From fundraising pitches to presidential addresses, Cantor is the central character in a loosely coordinated effort to personify and demonize Republican efforts to upend President Obama and the Democratic agenda.

Democratic fundraising overtures warn of “the Boehner-Cantor takeover,” giving Cantor equal billing as House Speaker John A. Boehner (R-Ohio). In last month’s debate over disaster funding, Senate Democrats coined the term “Cantor Doctrine” to describe the majority leader’s effort to pair relief funds with offsetting spending cuts, and last week in Dallas, Obama accused Cantor of singularly blocking consideration of his jobs proposal. Obama invoked a teacher who he said would benefit from his plan.

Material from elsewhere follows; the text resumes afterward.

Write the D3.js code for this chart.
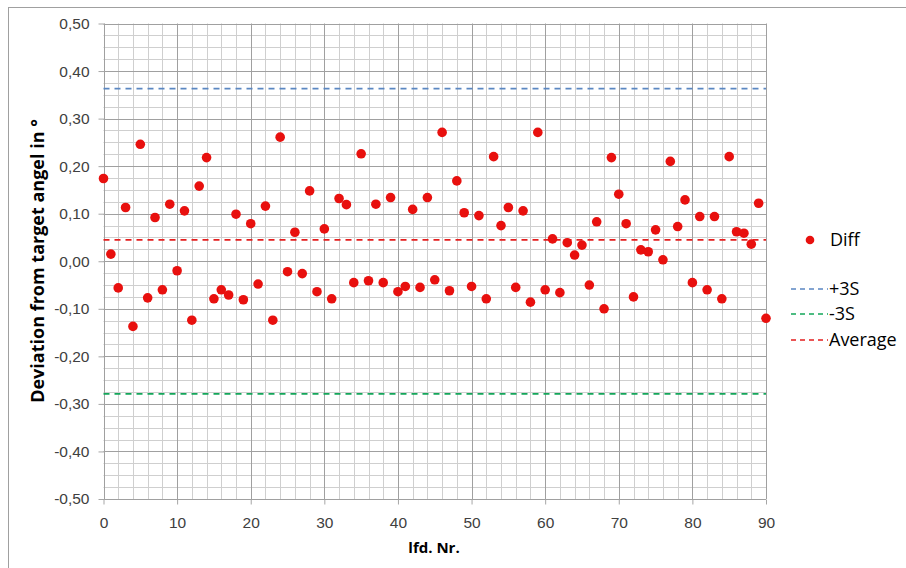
<!DOCTYPE html>
<html>
<head>
<meta charset="UTF-8">
<title>Deviation from target angel</title>
<script src="https://cdn.jsdelivr.net/npm/d3@7"></script>
<style>
  body { margin: 0; background: #fff; }
  svg { display: block; font-family: "Open Sans", sans-serif; }
  .tick text { fill: #404040; font-size: 15.5px; }
  .axis path, .axis line { stroke: #a6a6a6; }
</style>
</head>
<body>
<svg id="chart" width="906" height="568"></svg>
<script>
// measured deviation per lfd. Nr. (0..90)
const diff = [
  0.174, 0.015, -0.056, 0.113, -0.137, 0.246, -0.077, 0.092, -0.060, 0.120,
  -0.020, 0.106, -0.124, 0.158, 0.218, -0.079, -0.060, -0.071, 0.099, -0.081,
  0.079, -0.048, 0.116, -0.124, 0.261, -0.022, 0.061, -0.026, 0.148, -0.064,
  0.068, -0.079, 0.132, 0.119, -0.045, 0.226, -0.041, 0.120, -0.045, 0.134,
  -0.064, -0.053, 0.109, -0.055, 0.134, -0.039, 0.271, -0.062, 0.169, 0.102,
  -0.053, 0.096, -0.079, 0.220, 0.075, 0.113, -0.055, 0.106, -0.086, 0.271,
  -0.060, 0.047, -0.066, 0.039, 0.013, 0.034, -0.050, 0.083, -0.100, 0.218,
  0.141, 0.079, -0.075, 0.024, 0.020, 0.066, 0.003, 0.210, 0.073, 0.129,
  -0.045, 0.094, -0.060, 0.094, -0.079, 0.220, 0.062, 0.059, 0.036, 0.122,
  -0.120
];
const refNames = ["+3S", "-3S", "Average"];
const refValues = [0.363, -0.279, 0.045];
const refColors = ["#5b87c2", "#13a65a", "#e41e1e"];
const xTicks = [0, 10, 20, 30, 40, 50, 60, 70, 80, 90];
const yTicks = [-0.5, -0.4, -0.3, -0.2, -0.1, 0, 0.1, 0.2, 0.3, 0.4, 0.5];

const svg = d3.select("#chart");
const x = d3.scaleLinear().domain([0, 90]).range([103.5, 766]);
const y = d3.scaleLinear().domain([-0.5, 0.5]).range([499, 23.5]);

const loc = d3.formatLocale({decimal: ",", thousands: ".", grouping: [3], currency: ["", ""], minus: "-"});
const fmt = loc.format(".2f");

// outer frame (cut off at right/bottom)
svg.append("rect").attr("x", 8.5).attr("y", 7.5).attr("width", 1000).attr("height", 1000)
  .attr("fill", "none").attr("stroke", "#a0a0a0");

// grid
const g = svg.append("g");
const minorX = d3.range(0, 91, 2).filter(v => v % 10 !== 0);
const minorY = d3.range(-20, 21).map(v => v * 0.025).filter((v, i) => (i % 4) !== 0);
g.selectAll(".mx").data(minorX).join("line")
  .attr("x1", d => Math.round(x(d)) + 0.5).attr("x2", d => Math.round(x(d)) + 0.5)
  .attr("y1", y(0.5)).attr("y2", y(-0.5)).attr("stroke", "#cfcfcf");
g.selectAll(".my").data(minorY).join("line")
  .attr("y1", d => Math.round(y(d)) + 0.5).attr("y2", d => Math.round(y(d)) + 0.5)
  .attr("x1", x(0)).attr("x2", x(90)).attr("stroke", "#cfcfcf");
g.selectAll(".Mx").data(xTicks).join("line")
  .attr("x1", d => Math.round(x(d)) + 0.5).attr("x2", d => Math.round(x(d)) + 0.5)
  .attr("y1", y(0.5)).attr("y2", y(-0.5)).attr("stroke", "#a0a0a0");
g.selectAll(".My").data(yTicks).join("line")
  .attr("y1", d => Math.round(y(d)) + 0.5).attr("y2", d => Math.round(y(d)) + 0.5)
  .attr("x1", x(0)).attr("x2", x(90)).attr("stroke", "#a0a0a0");

// axes
svg.append("g").attr("class", "axis")
  .attr("transform", `translate(${Math.round(x(0)) + 0.5},0)`)
  .call(d3.axisLeft(y).tickValues(yTicks).tickFormat(fmt).tickSize(6).tickPadding(9))
  .call(a => a.select(".domain").remove());
svg.append("g").attr("class", "axis")
  .attr("transform", `translate(0,${Math.round(y(-0.5)) + 0.5})`)
  .call(d3.axisBottom(x).tickValues(xTicks).tickSize(5).tickPadding(12))
  .call(a => a.select(".domain").remove());

// reference lines
svg.append("g").selectAll("line").data(refValues).join("line")
  .attr("x1", x(0)).attr("x2", x(90))
  .attr("y1", d => y(d)).attr("y2", d => y(d))
  .attr("stroke", (d, i) => refColors[i]).attr("stroke-width", 1.8)
  .attr("stroke-dasharray", "6,5");

// points
svg.append("g").selectAll("circle").data(diff).join("circle")
  .attr("cx", (d, i) => x(i)).attr("cy", d => y(d)).attr("r", 4.8)
  .attr("fill", "#e8100e");

// axis titles
svg.append("text").attr("transform", "translate(44,261) rotate(-90)")
  .attr("text-anchor", "middle").attr("font-size", 18).attr("font-weight", "bold")
  .attr("fill", "#000").text("Deviation from target angel in °");
svg.append("text").attr("x", 434).attr("y", 553)
  .attr("text-anchor", "middle").attr("font-size", 15).attr("font-weight", "bold")
  .attr("fill", "#000").text("lfd. Nr.");

// legend
const leg = svg.append("g");
leg.append("circle").attr("cx", 810).attr("cy", 240).attr("r", 4.3).attr("fill", "#e8100e");
leg.append("text").attr("x", 830).attr("y", 246).attr("font-size", 18).text("Diff");
const legY = [289, 314, 340];
refNames.forEach((n, i) => {
  leg.append("line").attr("x1", 791).attr("x2", 828)
    .attr("y1", legY[i]).attr("y2", legY[i])
    .attr("stroke", refColors[i]).attr("stroke-width", 1.6).attr("stroke-dasharray", "5,4");
  leg.append("text").attr("x", 829).attr("y", legY[i] + 6).attr("font-size", 18).text(n);
});
</script>
</body>
</html>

“Mr. Cantor should come down to Dallas,” Obama said, and “tell her why she doesn’t deserve to get a paycheck again. Come tell her students why they don’t deserve to have their teacher back.”

Eventually, Democrats will have to turn their attention to the winner of the GOP presidential primary. But perhaps for the for­seeable future on Capitol Hill, they hope to use Cantor as a stand-in — and it is not a role Cantor minds playing.

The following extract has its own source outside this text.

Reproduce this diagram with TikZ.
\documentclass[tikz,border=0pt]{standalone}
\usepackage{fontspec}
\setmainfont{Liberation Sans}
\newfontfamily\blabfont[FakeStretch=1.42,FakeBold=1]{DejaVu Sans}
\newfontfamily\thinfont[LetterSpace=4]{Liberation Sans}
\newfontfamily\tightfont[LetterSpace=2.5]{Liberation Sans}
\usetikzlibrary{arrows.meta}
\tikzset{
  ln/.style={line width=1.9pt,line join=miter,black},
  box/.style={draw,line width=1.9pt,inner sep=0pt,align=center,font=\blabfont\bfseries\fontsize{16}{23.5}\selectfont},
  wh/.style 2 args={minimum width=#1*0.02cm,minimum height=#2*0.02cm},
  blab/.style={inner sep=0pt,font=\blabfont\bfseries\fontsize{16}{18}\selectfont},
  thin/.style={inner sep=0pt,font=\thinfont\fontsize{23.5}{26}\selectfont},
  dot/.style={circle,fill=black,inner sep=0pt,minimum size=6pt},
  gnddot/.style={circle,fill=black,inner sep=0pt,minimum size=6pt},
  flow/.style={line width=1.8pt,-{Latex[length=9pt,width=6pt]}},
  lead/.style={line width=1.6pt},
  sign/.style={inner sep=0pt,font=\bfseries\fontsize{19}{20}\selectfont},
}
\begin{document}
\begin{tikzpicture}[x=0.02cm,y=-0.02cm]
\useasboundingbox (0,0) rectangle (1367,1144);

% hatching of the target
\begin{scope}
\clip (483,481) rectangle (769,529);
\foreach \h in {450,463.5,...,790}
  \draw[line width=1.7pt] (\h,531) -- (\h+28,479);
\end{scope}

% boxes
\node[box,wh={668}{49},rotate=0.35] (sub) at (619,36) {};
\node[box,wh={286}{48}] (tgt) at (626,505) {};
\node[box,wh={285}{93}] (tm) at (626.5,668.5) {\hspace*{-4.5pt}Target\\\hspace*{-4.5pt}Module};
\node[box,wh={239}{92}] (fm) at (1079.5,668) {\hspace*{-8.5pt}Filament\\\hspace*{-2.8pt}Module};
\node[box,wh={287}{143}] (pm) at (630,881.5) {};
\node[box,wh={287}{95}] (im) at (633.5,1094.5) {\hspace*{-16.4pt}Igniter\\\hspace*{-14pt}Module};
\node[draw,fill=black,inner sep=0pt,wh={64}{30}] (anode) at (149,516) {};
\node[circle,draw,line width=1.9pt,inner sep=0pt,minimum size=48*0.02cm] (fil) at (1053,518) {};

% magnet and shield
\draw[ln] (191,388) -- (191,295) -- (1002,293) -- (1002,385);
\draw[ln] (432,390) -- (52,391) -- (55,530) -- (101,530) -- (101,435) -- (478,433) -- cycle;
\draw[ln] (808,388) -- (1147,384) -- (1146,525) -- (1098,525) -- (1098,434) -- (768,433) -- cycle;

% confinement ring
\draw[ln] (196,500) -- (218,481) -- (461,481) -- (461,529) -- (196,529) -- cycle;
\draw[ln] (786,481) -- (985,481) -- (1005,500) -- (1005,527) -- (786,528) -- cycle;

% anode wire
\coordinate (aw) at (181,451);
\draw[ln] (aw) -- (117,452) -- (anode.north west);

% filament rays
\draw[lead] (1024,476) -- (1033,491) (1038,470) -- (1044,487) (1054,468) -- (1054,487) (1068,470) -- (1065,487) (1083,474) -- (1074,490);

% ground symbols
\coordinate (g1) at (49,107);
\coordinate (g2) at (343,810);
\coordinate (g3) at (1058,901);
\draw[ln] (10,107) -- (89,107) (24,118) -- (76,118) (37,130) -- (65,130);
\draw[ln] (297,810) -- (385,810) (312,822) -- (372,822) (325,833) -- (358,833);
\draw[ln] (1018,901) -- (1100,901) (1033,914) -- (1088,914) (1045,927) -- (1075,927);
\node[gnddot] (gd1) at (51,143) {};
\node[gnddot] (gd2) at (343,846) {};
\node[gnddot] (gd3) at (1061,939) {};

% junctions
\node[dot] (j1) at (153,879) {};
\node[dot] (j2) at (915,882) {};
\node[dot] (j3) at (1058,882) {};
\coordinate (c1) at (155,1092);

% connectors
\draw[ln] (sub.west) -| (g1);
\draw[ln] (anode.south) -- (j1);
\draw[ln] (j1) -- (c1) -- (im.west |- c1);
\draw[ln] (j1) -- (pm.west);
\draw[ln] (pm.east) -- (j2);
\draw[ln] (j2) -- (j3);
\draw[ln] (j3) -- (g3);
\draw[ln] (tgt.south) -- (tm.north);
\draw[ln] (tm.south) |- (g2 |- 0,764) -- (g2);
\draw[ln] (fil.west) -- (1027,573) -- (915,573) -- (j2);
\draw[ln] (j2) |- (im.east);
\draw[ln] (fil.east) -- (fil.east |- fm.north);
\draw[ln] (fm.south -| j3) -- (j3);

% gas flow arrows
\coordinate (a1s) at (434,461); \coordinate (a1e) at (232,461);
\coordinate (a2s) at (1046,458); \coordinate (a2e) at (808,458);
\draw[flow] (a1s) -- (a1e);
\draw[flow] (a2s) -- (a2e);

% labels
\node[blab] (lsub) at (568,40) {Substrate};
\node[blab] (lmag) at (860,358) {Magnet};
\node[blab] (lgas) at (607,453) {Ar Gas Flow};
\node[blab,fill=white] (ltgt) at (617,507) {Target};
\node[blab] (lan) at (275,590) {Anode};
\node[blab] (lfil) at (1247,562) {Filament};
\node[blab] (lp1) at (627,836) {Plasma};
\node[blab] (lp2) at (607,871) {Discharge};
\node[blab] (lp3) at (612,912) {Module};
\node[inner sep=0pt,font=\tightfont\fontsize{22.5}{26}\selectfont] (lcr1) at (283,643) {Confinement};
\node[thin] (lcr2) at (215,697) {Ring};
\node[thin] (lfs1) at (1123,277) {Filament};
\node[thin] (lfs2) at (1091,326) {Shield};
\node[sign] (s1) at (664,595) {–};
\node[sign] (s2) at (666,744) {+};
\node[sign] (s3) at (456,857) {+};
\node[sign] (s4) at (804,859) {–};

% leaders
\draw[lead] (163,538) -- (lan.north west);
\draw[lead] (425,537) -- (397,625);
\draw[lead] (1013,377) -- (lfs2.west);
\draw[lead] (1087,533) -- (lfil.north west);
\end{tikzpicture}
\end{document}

“They are cementing Leader Cantor’s reputation as a defender of the free market, entrepreneurism and job creators, which is a clear contrast with President Obama’s plans for more government-stimulus spending and tax hikes on working families and small businesses,” said Laena Fallon, Cantor’s spokeswoman. “The president has handed Leader Cantor a national megaphone.”

Cantor’s embrace of that megaphone also points to the difficulty Democrats might confront in trying to elevate Cantor into the role of opposition lightning. He is not Jim Wright, Newt Gingrich or Nancy Pelosi.

In 1989, Republicans pushed then-Speaker Wright (D-Tex.) into retirement by bashing him for money he made from the publication of a book. Democrats returned the favor by forcing then-Speaker Gingrich (R-Ga.) from office in 1998. Over the past decade, Democrats made then-Majority Leader Tom DeLay (R-Tex.) their political bogeyman, and a year ago, Republicans made then-Speaker Nancy Pelosi (D-Calif.) the focus of their successful campaign to win the House majority.